**Task goal**:
From the first line of the data below through the line holding "const titles = ['Nominal", output each line exactly and leave the pictures out.
• • • • • • •
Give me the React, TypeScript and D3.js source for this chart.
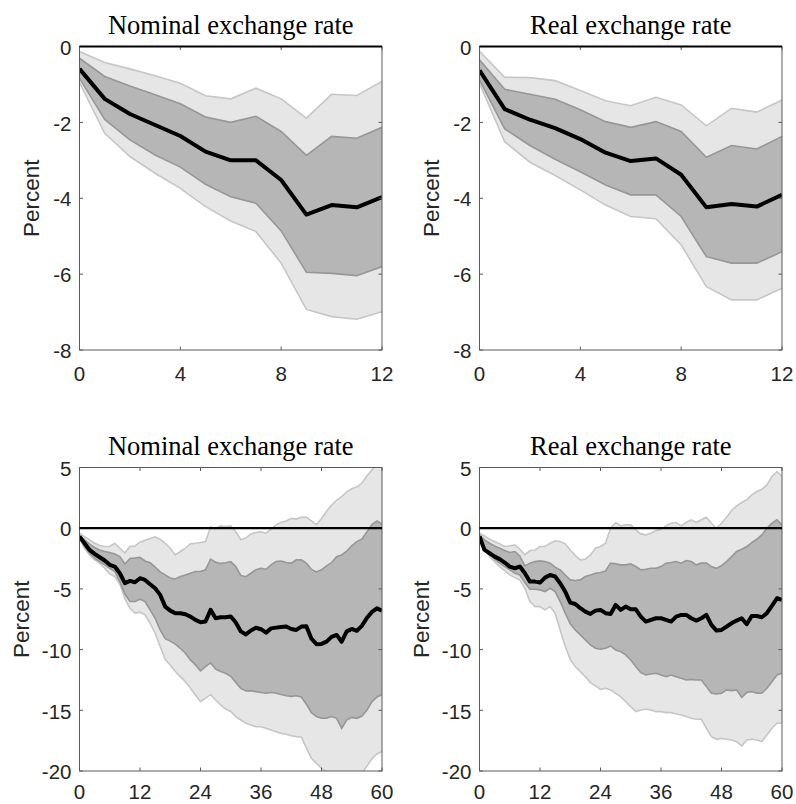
import * as d3 from 'd3'

// horizons
const shortHorizon = d3.range(0, 13)
const longHorizon = d3.range(0, 61)

const shortTicksX = [0, 4, 8, 12]
const shortTicksY = [0, -2, -4, -6, -8]
const longTicksX = [0, 12, 24, 36, 48, 60]
const longTicksY = [5, 0, -5, -10, -15, -20]

const titles = ['Nominal exchange rate', 'Real exchange rate', 'Nominal exchange rate', 'Real exchange rate']

// top left: nominal, 12 months
const tlMed = [-0.59, -1.38, -1.78, -2.07, -2.36, -2.77, -3.0, -3.0, -3.52, -4.43, -4.18, -4.24, -3.97]
const tlInHi = [-0.31, -0.79, -1.04, -1.27, -1.51, -1.86, -2.0, -1.84, -2.24, -2.87, -2.37, -2.42, -2.13]
const tlInLo = [-0.84, -1.92, -2.46, -2.86, -3.18, -3.63, -3.96, -4.13, -4.86, -5.95, -5.98, -6.04, -5.8]
const tlOutHi = [-0.13, -0.42, -0.59, -0.77, -0.97, -1.3, -1.38, -1.1, -1.38, -1.89, -1.26, -1.29, -0.92]
const tlOutLo = [-0.95, -2.29, -2.9, -3.34, -3.74, -4.22, -4.6, -4.88, -5.71, -6.93, -7.12, -7.19, -6.99]

// top right: real, 12 months
const trMed = [-0.63, -1.65, -1.93, -2.15, -2.44, -2.8, -3.02, -2.95, -3.38, -4.24, -4.15, -4.22, -3.91]
const trInHi = [-0.35, -1.13, -1.26, -1.39, -1.67, -1.98, -2.13, -1.98, -2.24, -2.92, -2.61, -2.7, -2.37]
const trInLo = [-0.88, -2.17, -2.61, -2.97, -3.3, -3.65, -3.91, -3.91, -4.48, -5.54, -5.71, -5.71, -5.41]
const trOutHi = [-0.13, -0.81, -0.82, -0.9, -1.16, -1.43, -1.56, -1.34, -1.54, -2.09, -1.63, -1.73, -1.41]
const trOutLo = [-0.97, -2.51, -3.05, -3.4, -3.78, -4.18, -4.48, -4.54, -5.23, -6.33, -6.68, -6.68, -6.37]

// bottom left: nominal, 60 months
const blMed = [
  -0.69, -1.24, -1.79, -2.12, -2.39, -2.66, -3.02, -3.16, -3.71, -4.53,
  -4.34, -4.45, -4.12, -4.26, -4.62, -4.95, -5.49, -6.46, -6.79, -7.0,
  -7.0, -7.09, -7.28, -7.55, -7.75, -7.69, -6.73, -7.42, -7.34, -7.34,
  -7.28, -7.77, -8.5, -8.75, -8.43, -8.2, -8.32, -8.6, -8.25, -8.19,
  -8.14, -8.1, -8.3, -8.38, -8.1, -8.08, -9.1, -9.55, -9.53, -9.34,
  -8.95, -8.79, -9.35, -8.5, -8.3, -8.45, -8.05, -7.4, -6.9, -6.6, -6.8,
]
const blInHi = [
  -0.6, -0.96, -1.32, -1.59, -1.79, -1.92, -2.0, -2.12, -2.34, -2.95,
  -2.5, -2.45, -2.4, -2.7, -2.85, -3.2, -3.6, -3.85, -4.1, -4.18,
  -3.98, -3.85, -3.71, -3.57, -3.57, -3.43, -2.55, -2.8, -2.9, -2.85,
  -2.75, -3.16, -3.9, -4.0, -3.71, -3.43, -3.3, -3.38, -3.02, -2.75,
  -2.7, -2.83, -2.88, -2.61, -2.61, -2.88, -3.4, -3.6, -3.43, -3.1,
  -2.83, -2.34, -2.2, -1.9, -1.45, -1.1, -0.9, -0.3, 0.3, 0.6, 0.35,
]
const blInLo = [
  -0.74, -1.51, -2.06, -2.47, -2.75, -3.02, -3.3, -3.57, -4.4, -5.4,
  -6.04, -6.04, -5.85, -6.04, -6.73, -7.42, -8.38, -9.1, -9.3, -9.55,
  -9.89, -10.3, -10.85, -11.26, -11.75, -11.4, -11.1, -11.6, -11.8, -11.95,
  -12.2, -12.7, -13.2, -13.4, -13.38, -13.46, -13.54, -13.6, -13.54, -13.6,
  -13.7, -13.8, -13.85, -13.8, -13.9, -14.5, -15.2, -15.52, -15.66, -15.66,
  -15.52, -15.66, -16.48, -15.8, -15.58, -15.66, -15.5, -15.0, -14.3, -13.9, -13.7,
]
const blOutHi = [
  -0.41, -0.69, -0.96, -1.24, -1.43, -1.51, -1.51, -1.24, -1.65, -2.05,
  -1.51, -1.46, -1.15, -1.0, -0.85, -0.72, -0.91, -1.24, -1.65, -2.2,
  -1.92, -1.65, -1.29, -1.24, -1.18, -1.1, 0.1, -0.05, 0.19, 0.14,
  0.2, -0.3, -0.95, -0.8, -0.47, -0.36, -0.3, -0.41, -0.08, 0.27,
  0.5, 0.6, 0.82, 0.75, 0.9, 0.91, 0.6, 0.3, 0.8, 1.4,
  1.9, 2.3, 2.6, 3.0, 3.25, 3.4, 3.7, 4.3, 4.8, 5.3, 5.5,
]
const blOutLo = [
  -0.82, -1.65, -2.2, -2.61, -2.88, -3.3, -3.76, -3.98, -4.6, -5.8,
  -6.59, -7.0, -6.92, -7.14, -7.83, -8.65, -9.75, -10.8, -11.26, -11.81,
  -12.23, -12.64, -13.19, -13.74, -14.29, -14.0, -13.7, -14.15, -14.56, -14.9,
  -15.1, -15.52, -15.8, -16.07, -16.21, -16.35, -16.35, -16.48, -16.62, -16.76,
  -16.9, -16.98, -17.09, -17.17, -17.2, -18.1, -18.96, -19.37, -19.78, -20.05,
  -20.19, -20.33, -20.47, -21.0, -20.7, -20.47, -20.19, -19.6, -19.0, -18.6, -18.4,
]

// bottom right: real, 60 months
const brMed = [
  -0.69, -1.79, -2.06, -2.34, -2.55, -2.83, -3.16, -3.3, -3.16, -3.71,
  -4.4, -4.4, -4.48, -4.07, -3.85, -3.98, -4.53, -5.22, -6.13, -6.24,
  -6.59, -6.87, -7.06, -6.79, -6.73, -7.0, -7.06, -6.32, -6.73, -6.46,
  -6.68, -6.68, -7.28, -7.69, -7.55, -7.42, -7.42, -7.55, -7.69, -7.28,
  -7.14, -7.14, -7.42, -7.61, -7.42, -7.14, -7.97, -8.43, -8.38, -8.1,
  -7.83, -7.61, -7.42, -7.91, -7.23, -7.23, -7.34, -7.0, -6.4, -5.77, -5.91,
]
const brInHi = [
  -0.55, -0.96, -1.24, -1.46, -1.65, -1.84, -2.0, -1.92, -2.28, -3.1,
  -2.88, -2.75, -2.69, -2.75, -2.88, -3.21, -3.43, -3.85, -4.26, -4.31,
  -4.26, -3.98, -3.85, -3.71, -3.65, -3.52, -2.88, -2.94, -3.02, -3.02,
  -2.94, -3.16, -3.43, -3.38, -3.3, -3.3, -3.16, -2.88, -2.83, -2.75,
  -2.88, -2.66, -2.75, -3.02, -2.88, -2.88, -3.16, -3.3, -3.08, -2.75,
  -2.34, -1.92, -1.73, -1.51, -1.18, -0.91, -0.55, 0.0, 0.41, 0.69, 0.27,
]
const brInLo = [
  -0.74, -1.65, -2.12, -2.55, -2.88, -3.16, -3.43, -3.71, -3.85, -4.48,
  -5.03, -5.03, -5.08, -5.22, -4.95, -5.22, -6.04, -7.0, -7.88, -8.38,
  -8.79, -9.2, -9.62, -9.89, -9.97, -9.89, -9.7, -10.03, -10.16, -10.44,
  -10.85, -11.4, -11.9, -12.09, -12.01, -11.95, -12.09, -12.23, -12.09, -12.23,
  -12.36, -12.5, -12.45, -12.5, -12.5, -13.05, -13.6, -13.65, -13.6, -13.32,
  -13.38, -13.32, -13.95, -13.54, -13.46, -13.6, -13.6, -13.19, -12.64, -12.09, -11.95,
]
const brOutHi = [
  -0.41, -0.63, -0.91, -1.1, -1.29, -1.51, -1.46, -1.37, -1.73, -2.2,
  -1.84, -1.79, -1.51, -1.51, -1.24, -1.04, -1.1, -1.29, -1.79, -2.26,
  -2.61, -2.55, -2.2, -1.65, -1.51, -1.24, 0.0, 0.47, 0.19, 0.27,
  0.27, -0.14, -0.47, -0.55, -0.41, -0.19, -0.08, 0.19, 0.41, 0.47,
  0.19, 0.47, 0.69, 0.47, 0.69, 0.91, 0.41, 0.0, 0.41, 0.91,
  1.46, 1.84, 2.12, 2.34, 2.75, 3.02, 3.21, 3.57, 4.26, 4.67, 4.26,
]
const brOutLo = [
  -0.82, -1.79, -2.34, -2.75, -3.16, -3.49, -3.85, -4.07, -4.26, -4.95,
  -6.04, -6.46, -6.46, -6.73, -6.46, -7.0, -8.38, -9.75, -10.8, -11.4,
  -11.81, -12.23, -12.72, -12.99, -13.27, -13.19, -13.32, -13.6, -13.87, -14.29,
  -14.7, -15.11, -14.97, -14.92, -14.97, -15.11, -15.11, -15.19, -15.19, -15.3,
  -15.38, -15.52, -15.66, -15.74, -15.74, -16.48, -17.17, -17.39, -17.31, -17.39,
  -17.45, -17.58, -17.94, -17.45, -17.39, -17.45, -17.58, -17.03, -16.48, -16.07, -16.07,
]

const sans = 'Arial, "Liberation Sans", Helvetica, sans-serif'
const serif = '"Liberation Serif", "Times New Roman", serif'

interface PanelProps {
  id: string
  left: number
  top: number
  width: number
  height: number
  title: string
  labelX: number
  tickLabelGap: number
  horizon: number[]
  xTicks: number[]
  yTicks: number[]
  med: number[]
  inHi: number[]
  inLo: number[]
  outHi: number[]
  outLo: number[]
}

function Panel(p: PanelProps) {
  const x = d3.scaleLinear()
    .domain([0, p.horizon[p.horizon.length - 1]])
    .range([p.left, p.left + p.width])
  const y = d3.scaleLinear()
    .domain([d3.min(p.yTicks)!, d3.max(p.yTicks)!])
    .range([p.top + p.height, p.top])

  const band = (hi: number[], lo: number[]) =>
    d3.area<number>()
      .x(d => x(d))
      .y0(d => y(lo[d]))
      .y1(d => y(hi[d]))(p.horizon) || ''

  const edge = (vals: number[]) =>
    d3.line<number>()
      .x(d => x(d))
      .y(d => y(vals[d]))(p.horizon) || ''

  const bottom = p.top + p.height
  const right = p.left + p.width
  const tick = 3.5

  return (
    <g>
      <clipPath id={p.id}>
        <rect x={p.left} y={p.top} width={p.width} height={p.height} />
      </clipPath>
      <g clipPath={`url(#${p.id})`}>
        <path d={band(p.outHi, p.outLo)} fill="#e6e6e6" />
        <path d={edge(p.outHi)} fill="none" stroke="#c6c6c6" strokeWidth={1.6} />
        <path d={edge(p.outLo)} fill="none" stroke="#c6c6c6" strokeWidth={1.6} />
        <path d={band(p.inHi, p.inLo)} fill="#b6b6b6" />
        <path d={edge(p.inHi)} fill="none" stroke="#979797" strokeWidth={1.6} />
        <path d={edge(p.inLo)} fill="none" stroke="#979797" strokeWidth={1.6} />
        <path d={edge(p.med)} fill="none" stroke="#000" strokeWidth={4} strokeLinejoin="round" />
      </g>

      {/* axes box */}
      <rect x={p.left} y={p.top} width={p.width} height={p.height} fill="none" stroke="#5a5a5a" strokeWidth={1} />
      {p.xTicks.map(t => (
        <g key={`xt${t}`}>
          <line x1={x(t)} x2={x(t)} y1={bottom} y2={bottom - tick} stroke="#5a5a5a" />
          <line x1={x(t)} x2={x(t)} y1={p.top} y2={p.top + tick} stroke="#5a5a5a" />
          <text x={x(t)} y={bottom + p.tickLabelGap} textAnchor="middle" fontFamily={sans} fontSize={20.5} fill="#262626">{t}</text>
        </g>
      ))}
      {p.yTicks.map(t => (
        <g key={`yt${t}`}>
          <line x1={p.left} x2={p.left + tick} y1={y(t)} y2={y(t)} stroke="#5a5a5a" />
          <line x1={right} x2={right - tick} y1={y(t)} y2={y(t)} stroke="#5a5a5a" />
          <text x={p.left - 8} y={y(t)} dy="0.4em" textAnchor="end" fontFamily={sans} fontSize={20.5} fill="#262626">{t}</text>
        </g>
      ))}

      {/* zero line */}
      <line x1={p.left} x2={right} y1={y(0)} y2={y(0)} stroke="#000" strokeWidth={2.2} />

      <text x={(p.left + right) / 2} y={p.top - 13} textAnchor="middle" fontFamily={serif} fontSize={26.5} fill="#000">{p.title}</text>
      <text
        transform={`translate(${p.labelX},${p.top + p.height / 2}) rotate(-90)`}
        textAnchor="middle"
        dy="0.35em"
        fontFamily={sans}
        fontSize={22.5}
        fill="#262626"
      >Percent</text>
    </g>
  )
}

export default function App() {
  const w = 302.5
  const h = 303.5
  return (
    <svg width={796} height={804} style={{ position: 'absolute', left: 0, top: 0, background: '#fff' }}>
      <Panel id="c1" left={79.5} top={46.5} width={w} height={h} title={titles[0]} labelX={31.5} tickLabelGap={31}
        horizon={shortHorizon} xTicks={shortTicksX} yTicks={shortTicksY}
        med={tlMed} inHi={tlInHi} inLo={tlInLo} outHi={tlOutHi} outLo={tlOutLo} />
      <Panel id="c2" left={479.5} top={46.5} width={w} height={h} title={titles[1]} labelX={431.5} tickLabelGap={31}
        horizon={shortHorizon} xTicks={shortTicksX} yTicks={shortTicksY}
        med={trMed} inHi={trInHi} inLo={trInLo} outHi={trOutHi} outLo={trOutLo} />
      <Panel id="c3" left={79.5} top={467.5} width={w} height={h} title={titles[2]} labelX={21.5} tickLabelGap={28}
        horizon={longHorizon} xTicks={longTicksX} yTicks={longTicksY}
        med={blMed} inHi={blInHi} inLo={blInLo} outHi={blOutHi} outLo={blOutLo} />
      <Panel id="c4" left={479.5} top={467.5} width={w} height={h} title={titles[3]} labelX={421.5} tickLabelGap={28}
        horizon={longHorizon} xTicks={longTicksX} yTicks={longTicksY}
        med={brMed} inHi={brInHi} inLo={brInLo} outHi={brOutHi} outLo={brOutLo} />
    </svg>
  )
}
• • • • • • •
**Full answer**:
Give me the React, TypeScript and D3.js source for this chart.
import * as d3 from 'd3'

// horizons
const shortHorizon = d3.range(0, 13)
const longHorizon = d3.range(0, 61)

const shortTicksX = [0, 4, 8, 12]
const shortTicksY = [0, -2, -4, -6, -8]
const longTicksX = [0, 12, 24, 36, 48, 60]
const longTicksY = [5, 0, -5, -10, -15, -20]

const titles = ['Nominal exchange rate', 'Real exchange rate', 'Nominal exchange rate', 'Real exchange rate']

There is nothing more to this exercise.